Here is a map link. And here is an aerial photo from Live Local.
They used the south side of the new building (even though I believe the west side will actually be the front). The camera was facing north when it shot Ryan coming out of the building.
The kid on the bike was sitting on a wall in a parking lot right across the street - on the south side of Longfellow. It's the rear parking lot to a RE/Max Realty, another office building (which looks a lot like the newly built one).
(In this photo,
below, we are looking south/southeast, across the street, at the general
area where the kid was sitting.)
Q. How the heck did you figure out where it was?
A. Any time you're looking for a location from The O.C., it's best to start looking around the Redondo/Hermosa/Manhattan Beach area. Their studio is in Manhattan Beach, and most of the time, if the scene only requires a generic background, the producers will usually stick close to home. Look at aerial photos of the South Bay, and you can always find a number of new buildings under construction, so there seemed to be no reason for them to travel a long way to find one.
So, it was time to start looking at the Live Local aerial photos of the South Bay to try to find it. Fortunately, most of these aerial photos were shot around the same time that The O.C. was filming, so I knew the chances were good that it would still look like a construction site in the photos.
Also, I had a number of pretty good clues to go on. Freeze-frame that final scene, and you can see what appears to be the red-tiled roof of a Mediterranean home sticking up over a white wall, across the street to the right of the building. And that wall itself had a few notable features, such as a blunted corner, flat-topped posts, and and a grassy slope below it.
Still, I looked
for a long time without finding it. The South Bay is a large area to cover.

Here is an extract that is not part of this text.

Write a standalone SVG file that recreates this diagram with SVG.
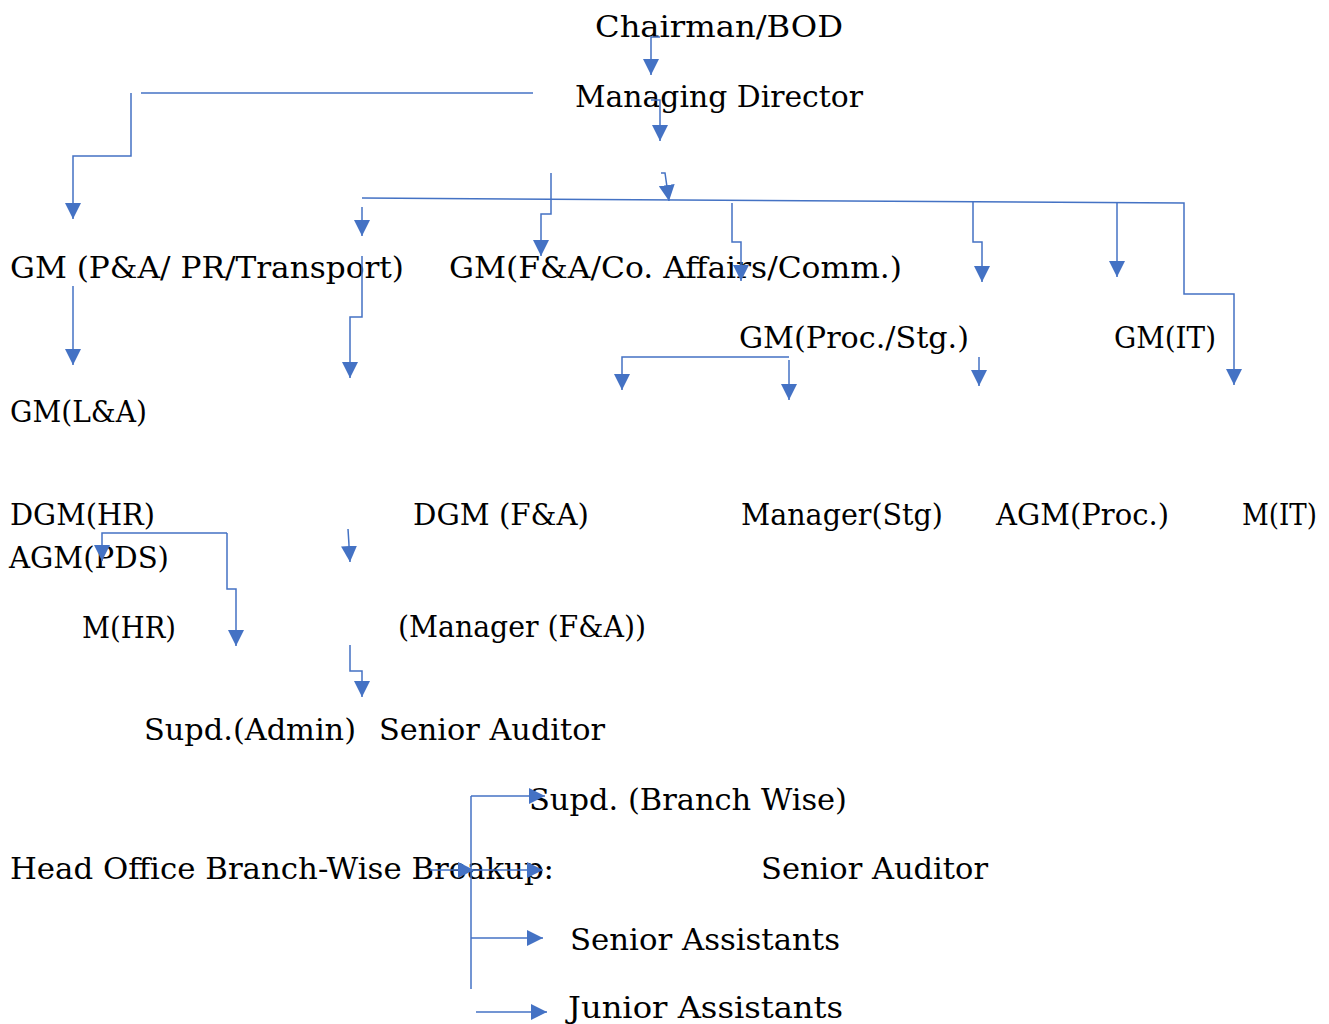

But when I compared the aerial photos of the Sepulveda/Longfellow corner
to the screencaps from that final show, all of the elements matched: the
blunted wall, the grassy slope, the red tile roof on the other side. The
photo showed just an empty lot (and some construction equipment) where
the building should be, but when I went there in person to double-check,
the building that had been built there perfectly matched the one Ryan is
seen walking from in the final scene.
On the other hand, I think the producers "cheated" just a little on the shot of the kid across the street.
It didn't surprise me that they had moved in the almost identical pay phones, and an identical bike, to match the original Chino scenes. But it also appears that they probably moved in the gray block wall that the kid was sitting on.
There is a wall there, but it is a solid white wall (not a gray block wall), and it looks higher than the one the kid was sitting on. I assume that they wanted the final scene to bookend perfectly with that first pilot scene in "Chino", so they re-created the look by adding the pay phones, the bike and the wall, which perfectly matched the wall in that original "Chino" shot in Sun Valley. Take a look at the results:
Compare these two photos (below) from the pilot episode...
...with the photo (below,) from the final episode of The O.C.
But, hey!, it worked. Manhattan Beach is a pretty long way from Sun Valley, but they succeeded in making the new scene look familiar enough to grab our subconscious memories... so that we immediately thought of a young Ryan when we saw it.
A fitting ending
to a story about growing up and learning to care.